L’idéation, c’est l’étape du projet pendant laquelle on imagine puis sélectionne les solutions de design les plus pertinentes. Cette phase comprend diverses techniques destinées à faire germer les idées – croquis, benchmarking, brainstorming, six-to-one, atelier – puis celles permettant de les formaliser et de les communiquer – arborescence, diagramme de flux, etc. L’auteur explique pour conclure ce chapitre comment les méthodes de gestion de projet dites « agiles », permettent d’impliquer le client et les utilisateurs dans le processus d’élaboration, pour faciliter l’adhésion au projet.
Lors de l’itération, il s’agit essentiellement de prototyper et de tester des interfaces.

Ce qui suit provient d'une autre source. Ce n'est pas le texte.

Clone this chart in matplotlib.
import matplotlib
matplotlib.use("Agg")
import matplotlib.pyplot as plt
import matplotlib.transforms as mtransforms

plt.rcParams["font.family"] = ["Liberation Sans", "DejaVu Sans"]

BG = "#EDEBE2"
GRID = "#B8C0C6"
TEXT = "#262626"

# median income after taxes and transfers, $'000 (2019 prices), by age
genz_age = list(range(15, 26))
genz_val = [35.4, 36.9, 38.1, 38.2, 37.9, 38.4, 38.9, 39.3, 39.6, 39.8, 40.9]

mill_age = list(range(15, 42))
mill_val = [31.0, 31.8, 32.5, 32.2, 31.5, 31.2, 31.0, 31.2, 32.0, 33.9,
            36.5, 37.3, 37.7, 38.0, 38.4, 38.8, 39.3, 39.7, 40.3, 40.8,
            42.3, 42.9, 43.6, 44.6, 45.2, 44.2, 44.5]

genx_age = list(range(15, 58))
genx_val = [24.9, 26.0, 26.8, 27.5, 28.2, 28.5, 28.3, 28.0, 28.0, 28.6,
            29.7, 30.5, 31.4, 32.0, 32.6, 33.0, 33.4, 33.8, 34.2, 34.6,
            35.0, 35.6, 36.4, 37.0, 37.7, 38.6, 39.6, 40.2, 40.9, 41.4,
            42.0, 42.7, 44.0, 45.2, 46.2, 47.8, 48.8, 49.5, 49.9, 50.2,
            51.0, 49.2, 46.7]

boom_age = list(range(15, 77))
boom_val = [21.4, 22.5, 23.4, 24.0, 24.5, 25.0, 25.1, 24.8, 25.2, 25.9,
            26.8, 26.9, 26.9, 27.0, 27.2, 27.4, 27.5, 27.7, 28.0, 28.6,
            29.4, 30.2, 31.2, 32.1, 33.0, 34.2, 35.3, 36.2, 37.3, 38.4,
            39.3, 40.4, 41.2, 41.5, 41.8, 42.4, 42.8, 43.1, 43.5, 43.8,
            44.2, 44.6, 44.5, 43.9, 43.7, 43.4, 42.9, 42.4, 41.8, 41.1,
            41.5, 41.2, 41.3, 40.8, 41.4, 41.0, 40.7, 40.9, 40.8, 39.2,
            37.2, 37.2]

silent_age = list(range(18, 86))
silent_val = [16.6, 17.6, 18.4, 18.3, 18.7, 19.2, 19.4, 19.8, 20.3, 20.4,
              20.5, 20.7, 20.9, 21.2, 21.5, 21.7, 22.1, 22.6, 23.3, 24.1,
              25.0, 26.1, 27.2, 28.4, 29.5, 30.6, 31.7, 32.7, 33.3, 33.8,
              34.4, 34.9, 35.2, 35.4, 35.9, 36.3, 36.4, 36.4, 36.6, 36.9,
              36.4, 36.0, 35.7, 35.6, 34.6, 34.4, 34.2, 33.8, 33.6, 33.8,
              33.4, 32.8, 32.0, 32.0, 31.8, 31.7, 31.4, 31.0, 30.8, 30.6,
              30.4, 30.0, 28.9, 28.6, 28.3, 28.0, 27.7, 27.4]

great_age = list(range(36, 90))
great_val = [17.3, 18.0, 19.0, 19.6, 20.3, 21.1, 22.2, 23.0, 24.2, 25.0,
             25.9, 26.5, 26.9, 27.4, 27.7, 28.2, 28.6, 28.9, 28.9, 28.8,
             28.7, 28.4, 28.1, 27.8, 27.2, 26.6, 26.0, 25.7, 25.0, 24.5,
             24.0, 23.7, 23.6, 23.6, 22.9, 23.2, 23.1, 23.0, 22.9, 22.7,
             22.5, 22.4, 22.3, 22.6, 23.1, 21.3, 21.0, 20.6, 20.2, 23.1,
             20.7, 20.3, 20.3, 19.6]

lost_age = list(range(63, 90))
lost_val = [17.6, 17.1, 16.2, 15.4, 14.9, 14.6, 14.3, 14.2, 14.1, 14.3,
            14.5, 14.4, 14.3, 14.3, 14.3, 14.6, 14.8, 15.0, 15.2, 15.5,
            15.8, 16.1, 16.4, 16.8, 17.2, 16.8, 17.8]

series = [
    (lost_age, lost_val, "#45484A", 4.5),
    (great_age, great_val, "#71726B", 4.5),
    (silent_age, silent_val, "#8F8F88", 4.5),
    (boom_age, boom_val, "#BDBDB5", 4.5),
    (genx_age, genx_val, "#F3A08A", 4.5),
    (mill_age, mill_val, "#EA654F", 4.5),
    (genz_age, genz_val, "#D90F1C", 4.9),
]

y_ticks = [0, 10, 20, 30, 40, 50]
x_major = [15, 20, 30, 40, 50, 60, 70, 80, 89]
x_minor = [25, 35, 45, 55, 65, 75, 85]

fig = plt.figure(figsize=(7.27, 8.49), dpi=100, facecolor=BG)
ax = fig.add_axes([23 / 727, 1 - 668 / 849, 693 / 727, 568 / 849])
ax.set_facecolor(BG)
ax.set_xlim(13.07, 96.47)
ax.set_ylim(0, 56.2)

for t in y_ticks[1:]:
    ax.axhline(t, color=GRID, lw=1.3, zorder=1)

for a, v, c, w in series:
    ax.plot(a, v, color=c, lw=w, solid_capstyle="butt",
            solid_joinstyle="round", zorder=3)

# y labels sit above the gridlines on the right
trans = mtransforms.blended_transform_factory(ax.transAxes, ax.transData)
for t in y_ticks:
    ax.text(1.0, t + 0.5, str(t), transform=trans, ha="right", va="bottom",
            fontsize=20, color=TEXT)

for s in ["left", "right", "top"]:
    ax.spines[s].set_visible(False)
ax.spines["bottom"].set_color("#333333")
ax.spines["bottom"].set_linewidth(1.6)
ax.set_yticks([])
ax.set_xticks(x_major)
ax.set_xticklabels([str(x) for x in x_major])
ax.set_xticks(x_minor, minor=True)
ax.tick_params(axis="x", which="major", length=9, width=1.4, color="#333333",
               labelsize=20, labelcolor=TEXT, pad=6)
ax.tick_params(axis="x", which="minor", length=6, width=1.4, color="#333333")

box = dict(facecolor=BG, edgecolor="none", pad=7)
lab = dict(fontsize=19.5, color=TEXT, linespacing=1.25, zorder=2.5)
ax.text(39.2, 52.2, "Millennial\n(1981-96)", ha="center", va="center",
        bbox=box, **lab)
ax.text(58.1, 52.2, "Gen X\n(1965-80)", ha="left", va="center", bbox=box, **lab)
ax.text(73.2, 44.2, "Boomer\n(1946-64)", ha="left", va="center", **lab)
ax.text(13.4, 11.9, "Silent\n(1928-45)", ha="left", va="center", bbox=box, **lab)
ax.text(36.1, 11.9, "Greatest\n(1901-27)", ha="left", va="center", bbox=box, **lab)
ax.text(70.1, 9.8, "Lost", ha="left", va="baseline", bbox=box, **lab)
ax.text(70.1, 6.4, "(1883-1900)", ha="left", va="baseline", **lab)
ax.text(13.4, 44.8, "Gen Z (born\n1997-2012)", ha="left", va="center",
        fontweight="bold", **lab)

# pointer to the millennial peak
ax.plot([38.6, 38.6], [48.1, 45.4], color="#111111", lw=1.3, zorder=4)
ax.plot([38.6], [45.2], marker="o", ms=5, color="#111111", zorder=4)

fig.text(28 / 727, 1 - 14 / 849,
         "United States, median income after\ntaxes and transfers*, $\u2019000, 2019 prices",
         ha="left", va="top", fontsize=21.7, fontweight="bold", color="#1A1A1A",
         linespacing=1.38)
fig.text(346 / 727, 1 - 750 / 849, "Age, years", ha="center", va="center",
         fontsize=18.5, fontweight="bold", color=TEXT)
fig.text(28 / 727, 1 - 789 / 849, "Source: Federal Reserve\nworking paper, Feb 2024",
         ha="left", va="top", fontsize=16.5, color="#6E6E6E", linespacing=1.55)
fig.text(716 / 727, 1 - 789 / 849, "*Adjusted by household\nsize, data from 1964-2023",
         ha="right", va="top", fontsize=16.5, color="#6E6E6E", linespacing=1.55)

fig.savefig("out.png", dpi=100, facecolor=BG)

Ici, les techniques évoquées sont connues et ont déjà été traitées dans d’autres ouvrages : scénarios, interfaces filaires, maquettes graphiques, prototypes interactifs.
Le panorama dressé par Sylvie Daumal, très exhaustif, entre certes en recoupement avec la littérature déjà prolifique disponible en langue anglaise, mais son intérêt réside davantage dans l’éclairage spécifique apporté par l’auteur. D’une part, il s’agit de la capacité réflexive qu’elle a su mobiliser pour enrichir ce qui aurait pu être un énième recueil méthodologique. D’autre part, l’ancrage dans un contexte de marché français, permet d’opérer un intéressant passage dans notre culture des méthodologies et des techniques de design qui se sont essentiellement développées outre-Atlantique.